Given problem.
Pictures do not belong in your copy. Repeat all the other data exactly.

============

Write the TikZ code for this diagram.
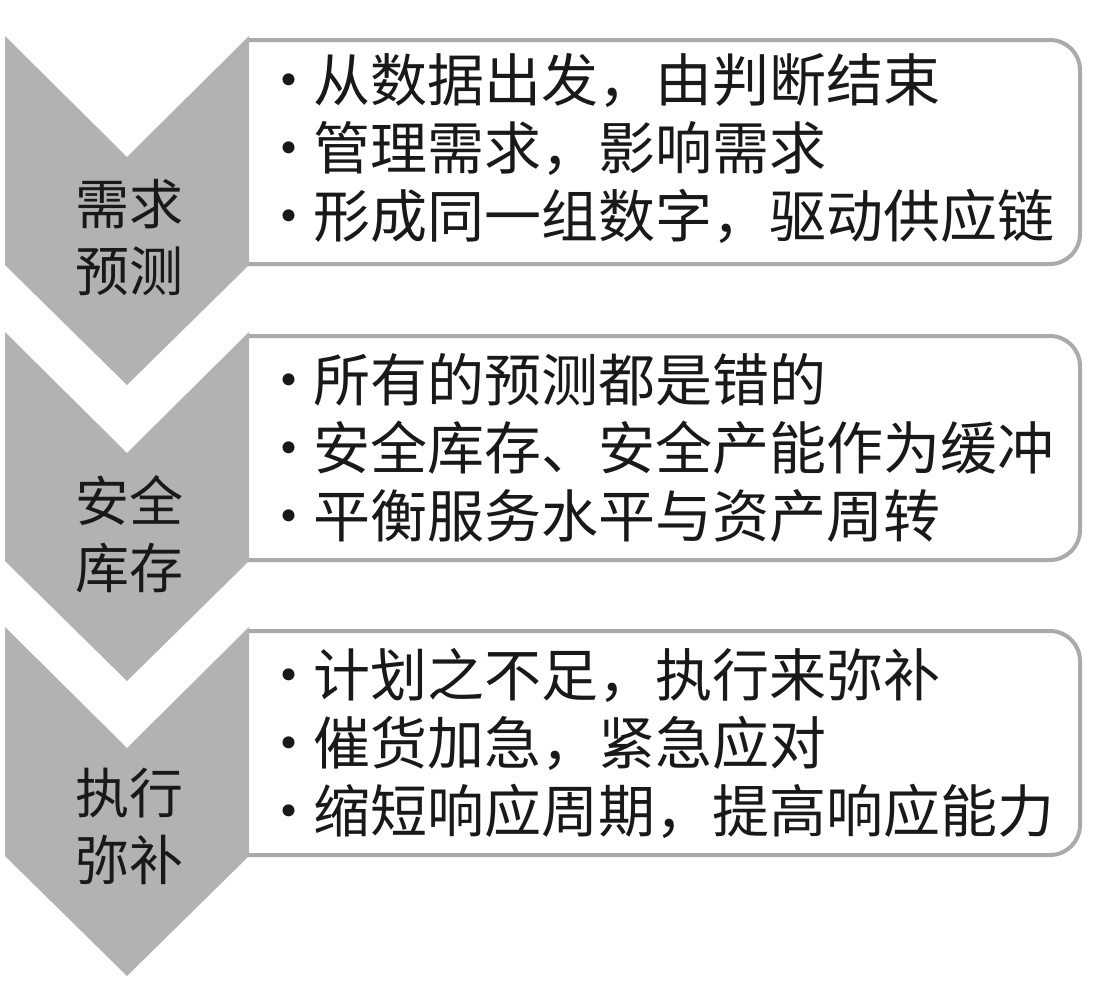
\documentclass[tikz,border=0pt]{standalone}
\usepackage{fontspec}
\newfontfamily\cjk{Noto Sans CJK SC}
\usetikzlibrary{positioning}
\definecolor{chevgray}{RGB}{178,178,178}
\definecolor{boxgray}{RGB}{170,170,170}
\newcommand\pdot{•\kern-4pt}

\begin{document}
\begin{tikzpicture}
                [x=1pt, y=-1pt,
                 chev/.style={fill=chevgray},
                 tag/.style={font=\cjk\fontsize{54}{67}\selectfont, align=center, text=black!90},
                 panel/.style={draw=boxgray, line width=4pt, fill=white, rounded corners=30pt,
                   minimum width=880pt, minimum height=224pt},
                 items/.style={align=left, inner sep=0pt, text=black!90, font=\cjk\fontsize{57}{68}\selectfont}]
                \useasboundingbox (0,0) rectangle (1120,1007);
                \begin{scope}
                \clip (248,0) rectangle (1120,1007);
                \node[panel] (forecast) at (640,152) { };
                \node[panel] (buffer) [below=68pt of forecast] { };
                \node[panel] (execute) [below=67pt of buffer] { };
                \end{scope}
                \node[items] (forecasttxt) [right=62pt of forecast.west, yshift=4pt] {\pdot 从数据出发，由判断结束\\\pdot 管理需求，影响需求\\\pdot 形成同一组数字，驱动供应链};
                \node[items] (buffertxt) [right=62pt of buffer.west] {\pdot 所有的预测都是错的\\\pdot 安全库存、安全产能作为缓冲\\\pdot 平衡服务水平与资产周转};
                \node[items] (executetxt) [right=62pt of execute.west] {\pdot 计划之不足，执行来弥补\\\pdot 催货加急，紧急应对\\\pdot 缩短响应周期，提高响应能力};
                \fill[chev] (5,36) -- (127,157) -- (249,36) -- (249,265) -- (127,385) -- (5,265) -- cycle;
                \fill[chev] (5,332) -- (127,453) -- (249,332) -- (249,561) -- (127,681) -- (5,561) -- cycle;
                \fill[chev] (5,627) -- (127,748) -- (249,627) -- (249,856) -- (127,976) -- (5,856) -- cycle;
                \node[tag] (forecastlbl) at (129,238) {需求\\预测};
                \node[tag] (bufferlbl) at (129,534) {安全\\库存};
                \node[tag] (executelbl) at (129,826) {执行\\弥补};
            \end{tikzpicture}
\end{document}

============

Expected answer.
Write the TikZ code for this diagram.
\documentclass[tikz,border=0pt]{standalone}
\usepackage{fontspec}
\newfontfamily\cjk{Noto Sans CJK SC}
\usetikzlibrary{positioning}
\definecolor{chevgray}{RGB}{178,178,178}
\definecolor{boxgray}{RGB}{170,170,170}
\newcommand\pdot{•\kern-4pt}

\begin{document}
\begin{tikzpicture}
                [x=1pt, y=-1pt,
                 chev/.style={fill=chevgray},
                 tag/.style={font=\cjk\fontsize{54}{67}\selectfont, align=center, text=black!90},
                 panel/.style={draw=boxgray, line width=4pt, fill=white, rounded corners=30pt,
                   minimum width=880pt, minimum height=224pt},
                 items/.style={align=left, inner sep=0pt, text=black!90, font=\cjk\fontsize{57}{68}\selectfont}]
                \useasboundingbox (0,0) rectangle (1120,1007);
                \begin{scope}
                \clip (248,0) rectangle (1120,1007);
                \node[panel] (forecast) at (640,152) { };
                \node[panel] (buffer) [below=68pt of forecast] { };
                \node[panel] (execute) [below=67pt of buffer] { };
                \end{scope}
                \node[items] (forecasttxt) [right=62pt of forecast.west, yshift=4pt] {\pdot 从数据出发，由判断结束\\\pdot 管理需求，影响需求\\\pdot 形成同一组数字，驱动供应链};
                \node[items] (buffertxt) [right=62pt of buffer.west] {\pdot 所有的预测都是错的\\\pdot 安全库存、安全产能作为缓冲\\\pdot 平衡服务水平与资产周转};
                \node[items] (executetxt) [right=62pt of execute.west] {\pdot 计划之不足，执行来弥补\\\pdot 催货加急，紧急应对\\\pdot 缩短响应周期，提高响应能力};
                \fill[chev] (5,36) -- (127,157) -- (249,36) -- (249,265) -- (127,385) -- (5,265) -- cycle;
                \fill[chev] (5,332) -- (127,453) -- (249,332) -- (249,561) -- (127,681) -- (5,561) -- cycle;
                \fill[chev] (5,627) -- (127,748) -- (249,627) -- (249,856) -- (127,976) -- (5,856) -- cycle;
                \node[tag] (forecastlbl) at (129,238) {需求\\预测};
                \node[tag] (bufferlbl) at (129,534) {安全\\库存};
                \node[tag] (executelbl) at (129,826) {执行\\弥补};
            \end{tikzpicture}
\end{document}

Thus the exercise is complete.